Under traditional corporation law, the corporation is treated as a separate legal entity whose actions do not legally reflect upon the shareholders or officers of the corporation. Thus, under this analysis, the corporation does not act as the shareholders. The most common manifestation of this principle is that the acts of the corporation do not create liability for the shareholders or officers of the corporation. They are, in the eyes of corporation law, completely distinct and separate entities. The government states:
[Hobby Lobby's] RFRA claim fails [as] it attributes the religious beliefs of the corporate shareholders to the corporate respondents themselves. That approach violates the long-settled principle of corporation law (against the backdrop of which RFRA was enacted) that “incorporation’s basic purpose is to create a distinct legal entity, with legal rights, obligations, powers, and privileges different from those of the natural individuals who created it, own it, or whom it employs.” Cedric Kushner Promotions, Ltd. v. King, 533 U.S. 158, 163
(2001).
A related argument made by Hobby Lobby is that the ACA violates RFRA by impinging on the exercise of religion by the owners of the corporation. The government responds:
Respondents’ alternative suggestion that the Greens [the owners of Hobby Lobby] may challenge the contraceptive-coverage provision in their individual capacities likewise suffers from threshold defects. The challenged provision imposes no personal obligations on the Greens; it instead regulates only the corporations they own and the group health plan the corporations sponsor. The provision therefore does not burden the Greens’ individual exercise of religion in any cognizable sense, and RFRA does not entitle them to an exemption for the corporations based on their individual religious beliefs.

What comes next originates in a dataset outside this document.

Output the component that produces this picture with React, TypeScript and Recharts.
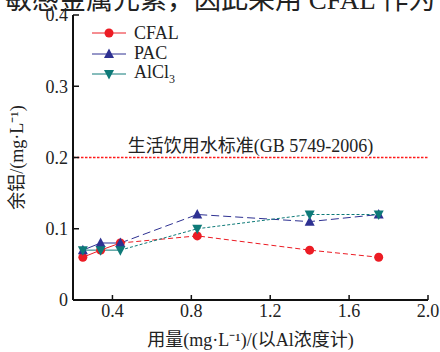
import React from 'react';
import { LineChart, Line, XAxis, YAxis, ReferenceLine } from 'recharts';

const doses = [0.25, 0.34, 0.44, 0.83, 1.4, 1.75];
const cfal = [0.06, 0.07, 0.08, 0.09, 0.07, 0.06];
const pac = [0.07, 0.08, 0.08, 0.12, 0.11, 0.12];
const alcl3 = [0.07, 0.07, 0.07, 0.1, 0.12, 0.12];
const xTicks = [0.4, 0.8, 1.2, 1.6, 2.0];
const yTicks = [0, 0.1, 0.2, 0.3, 0.4];
const standardLimit = 0.2;

const FONT = '"Liberation Serif", "Noto Sans CJK SC", serif';
const RED = '#ec1c24';
const BLUE = '#2e3192';
const TEAL = '#0e7a78';

// first segments are drawn solid, the rest dashed
const SOLID_END = 2;

const data = doses.map((d, i) => ({
  dose: d,
  cfal: cfal[i],
  pac: pac[i],
  alcl3: alcl3[i],
  cfalA: i <= SOLID_END ? cfal[i] : null,
  cfalB: i >= SOLID_END ? cfal[i] : null,
  pacA: i <= SOLID_END ? pac[i] : null,
  pacB: i >= SOLID_END ? pac[i] : null,
  alcl3A: i <= SOLID_END ? alcl3[i] : null,
  alcl3B: i >= SOLID_END ? alcl3[i] : null,
}));

const Marker = ({ shape, color, cx, cy }: any) => {
  if (cx == null || cy == null) return null;
  if (shape === 'circle') return <circle cx={cx} cy={cy} r={4.5} fill={color} />;
  if (shape === 'up')
    return <polygon points={`${cx},${cy - 5.5} ${cx - 5},${cy + 4} ${cx + 5},${cy + 4}`} fill={color} />;
  return <polygon points={`${cx - 5},${cy - 4} ${cx + 5},${cy - 4} ${cx},${cy + 5.5}`} fill={color} />;
};

const series = [
  { key: 'cfal', name: 'CFAL', color: RED, shape: 'circle', dash: '5 3' },
  { key: 'pac', name: 'PAC', color: BLUE, shape: 'up', dash: '8 4' },
  { key: 'alcl3', name: 'AlCl3', color: TEAL, shape: 'down', dash: '3 2' },
];

const LegendBox = () => (
  <div style={{ position: 'absolute', left: 92, top: 23, fontFamily: FONT, fontSize: 18, color: '#222' }}>
    {series.map((s) => (
      <div key={s.key} style={{ display: 'flex', alignItems: 'center', height: 20.5 }}>
        <svg width={34} height={14} style={{ marginRight: 8 }}>
          <line x1={0} y1={7} x2={34} y2={7} stroke={s.color} strokeWidth={1} />
          <Marker shape={s.shape} color={s.color} cx={17} cy={7} />
        </svg>
        {s.name === 'AlCl3' ? (
          <span>
            AlCl<sub style={{ fontSize: 12 }}>3</sub>
          </span>
        ) : (
          <span>{s.name}</span>
        )}
      </div>
    ))}
  </div>
);

const LimitLine = (p: any) => (
  <line x1={p.x1} y1={p.y1} x2={p.x2} y2={p.y2} stroke="#ff1a1a" strokeWidth={1.6} strokeDasharray="2.5 1.5" />
);

const App = () => {
  const tickStyle = { fill: '#222', fontSize: 18, fontFamily: FONT };
  return (
    <div style={{ position: 'absolute', left: 0, top: 0, width: 440, height: 352, background: '#fff', overflow: 'hidden' }}>
      <div
        style={{
          position: 'absolute',
          left: 5,
          top: -13,
          fontSize: 27,
          lineHeight: '27px',
          whiteSpace: 'nowrap',
          fontFamily: FONT,
          color: '#222',
        }}
      >
        敏感金属元素，因此采用 CFAL 作为
      </div>
      <LineChart width={440} height={352} data={data} margin={{ top: 15, right: 12, bottom: 22, left: 0 }}>
        <XAxis
          dataKey="dose"
          type="number"
          domain={[0.2, 2.0]}
          ticks={xTicks}
          tickFormatter={(v) => v.toFixed(1)}
          tick={tickStyle}
          height={30}
          tickSize={-5}
          tickMargin={9}
          axisLine={{ stroke: '#111', strokeWidth: 2 }}
          tickLine={{ stroke: '#111', strokeWidth: 1.5 }}
          label={{
            value: '用量(mg·L⁻¹)/(以Al浓度计)',
            position: 'insideBottom',
            offset: -16,
            style: { fill: '#222', fontSize: 18, fontFamily: FONT },
          }}
        />
        <YAxis
          type="number"
          domain={[0, 0.4]}
          ticks={yTicks}
          tickFormatter={(v) => (v === 0 ? '0' : v.toFixed(1))}
          tick={tickStyle}
          width={73}
          tickSize={-6}
          tickMargin={11}
          axisLine={{ stroke: '#111', strokeWidth: 2 }}
          tickLine={{ stroke: '#111', strokeWidth: 1.5 }}
          label={{
            value: '余铝/(mg·L⁻¹)',
            angle: -90,
            position: 'insideLeft',
            offset: 17,
            style: { fill: '#222', fontSize: 18, fontFamily: FONT, textAnchor: 'middle' },
          }}
        />
        <ReferenceLine
          y={standardLimit}
          stroke={RED}
          shape={LimitLine}
          label={{
            value: '生活饮用水标准(GB 5749-2006)',
            position: 'top',
            offset: 6,
            style: { fill: '#222', fontSize: 18, fontFamily: FONT },
          }}
        />
        {series.map((s) => (
          <Line
            key={s.key + 'A'}
            dataKey={s.key + 'A'}
            stroke={s.color}
            strokeWidth={1}
            dot={false}
            activeDot={false}
            isAnimationActive={false}
            legendType="none"
          />
        ))}
        {series.map((s) => (
          <Line
            key={s.key + 'B'}
            dataKey={s.key + 'B'}
            stroke={s.color}
            strokeWidth={1}
            strokeDasharray={s.dash}
            dot={false}
            activeDot={false}
            isAnimationActive={false}
            legendType="none"
          />
        ))}
        {series.map((s) => (
          <Line
            key={s.key}
            dataKey={s.key}
            name={s.name}
            stroke="none"
            dot={(p: any) => <Marker key={p.index} shape={s.shape} color={s.color} cx={p.cx} cy={p.cy} />}
            activeDot={false}
            isAnimationActive={false}
          />
        ))}
      </LineChart>
      <LegendBox />
    </div>
  );
};

export default App;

This is the mirror image of the previous argument, the individuals are not the corporation, and the corporation is not the individuals.
The government further argues that even if the ACA requirements were attributable and impactful on the individual religious exercise of Hobby Lobby's owners, the ACA provisions do not impose a substantial burden on such exercise of religion:
The particular burden about which respondents complain also does not qualify as a substantial burden within the meaning of RFRA. A group health plan covers many items and services, and participants and their dependents, in consultation with their health care providers, decide which ones to use. Those decisions by independent third parties are not attributable to the employer that finances the plan or to the individuals who own the company, and the connection is too indirect as a matter of law to impose a substantial burden
Finally, the government addresses Hobby Lobby's rather ironic request that the government provide the disputed contraceptive care directly:
Respondents’ [...] proffered alternative—direct government provision of contraceptive services to corporate-respondents’ employees—is not a less restrictive means within the meaning of RFRA. The less-restrictive means test under RFRA cannot be used to require creation of entirely new programs. Moreover, in both the preventive-services coverage provision and the Act generally, Congress built upon the system of employment-based coverage and private insurance, rather than replacing it with government-provided benefits. Respondents’ proffered alternative would conflict with that goal. [Emphasis supplied.]
It's rather funny that Hobby Lobby argues that the answer is government-offered health insurance and care. Certainly many of us agree that this would be good policy, but surely it is not required to defend the Greens' exercise of religion.